Lancet Study: Coordinated food policies linked to lower childhood obesity risk

A food policy package introduced in Chile that combines front-of-package warning labels, school bans on junk food, and strict limits on child-targeted marketing has successfully reduced the childhood overweight and obesity rates, according to a landmark study published in The Lancet on Thursday. 

Researchers say the findings offer the first concrete, national-level evidence that a coordinated policy can curb early childhood obesity. 

The data provides a timely roadmap for countries like Bangladesh, which are currently battling a double burden of persistent undernutrition alongside skyrocketing obesity rates.

Chile historically ranks among the nations with the heaviest rates of childhood weight issues. 

To tackle the crisis, the country launched the Food Labelling and Advertising Law (FLAL) in 2016, widely considered one of the world’s most aggressive food reforms. 

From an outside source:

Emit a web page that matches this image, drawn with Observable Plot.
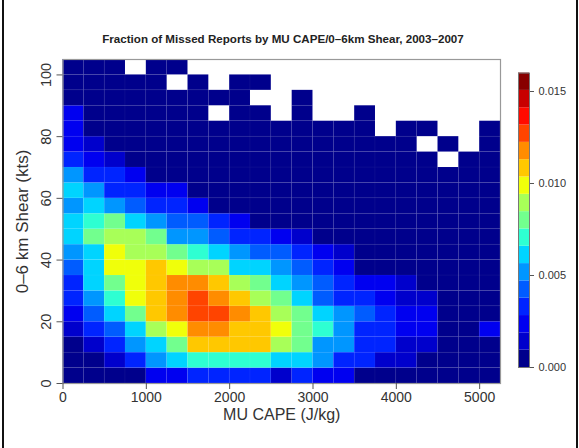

The law targets products high in sugar, saturated fat, sodium, or calories using three main levers: mandatory black, octagonal warning symbols on packaging, a total ban on these foods in schools, and tight restrictions on advertising aimed at children.

To measure its impact, researchers tracked national data on over 300,000 Chilean schoolchildren aged four to six, comparing their weight before and after the law took effect. 

The results were clear: children exposed to the new regulations for 18 months were significantly less likely to be overweight or obese than previous cohorts in the same grades.

Among girls, the risk dropped by 2.9%, marking a 1.4 percentage point decline from a heavy baseline of 47.7%. 

Boys saw a 2.4% drop, down 1.2 percentage points from a baseline of 52%. 

Even just six months in, the law had already made a noticeable change, reducing risk by 1.9% for girls and 2.2% for boys.

"While isolated measures like soda taxes do help, this is the first study to prove that a comprehensive policy package can turn the tide on early childhood obesity across an entire nation," said Professor Guillermo Paraje of the Universidad Adolfo Ibáñez Business School in Chile.

"These results give teeth to public health advocates worldwide. They prove that warning labels, school restrictions, and marketing bans actually work in the real world," he added.

The study only looked at the law's first phase in 2016. 

Chile tightened the screws even further in 2018 and 2019 by lowering the thresholds for what counts as "unhealthy", phases not covered in this data. 

Co-author Dr Nieves Valdes pointed out that the long-term impact is likely even higher.

"Even a modest-looking reduction in early childhood makes a massive difference over a lifespan," Valdes explained, noting that childhood weight issues heavily predict chronic conditions later in life, including type 2 diabetes, high blood pressure, and cardiovascular disease.

In a commentary published alongside the study, Professor Simone Pettigrew and Dr Daisy Coyle of The George Institute for Global Health in Australia wrote that the findings provide vital ammunition for governments facing intense pushback from the food industry. 

They argued the data proves governments must move past half-measures and instead deploy aggressive, multi-pronged policy packages.

Lessons for Bangladesh

The Chilean success story carries major weight for Bangladesh, where childhood obesity is quietly exploding, particularly in urban centres, even as millions of children still suffer from stunting and undernutrition. 

Public health experts have long warned that an influx of ultra-processed foods, cheap sugary drinks, and high-calorie snacks is fueling an NCD (non-communicable disease) crisis, driving up early rates of diabetes and heart issues.

Right now, Bangladesh’s regulatory framework is comparatively weak as the country has no mandatory front-of-pack warning labels for high-sugar or high-salt foods, marketing restrictions aimed at protecting kids are minimal, and nutrition standards in school cafeterias or vendor stalls are rarely enforced, according to the local experts. 

Chile’s data proves that relying on individuals to "make healthier choices" doesn't work when the surrounding food environment is toxic. By changing the environment itself, making bad food easy to spot, keeping it out of schools, and stopping brands from advertising to kids, a country can shift population habits at a large scale.

Experts suggested that, for Bangladesh, copying this playbook could drastically boost ongoing efforts to fight chronic diseases. Public health groups have been pushing for tougher labelling laws and cleaner school environments for years. 

However, experts warn that pulling this off will take serious political backbone, major public awareness campaigns, and a regulatory body capable of staring down industry pushback.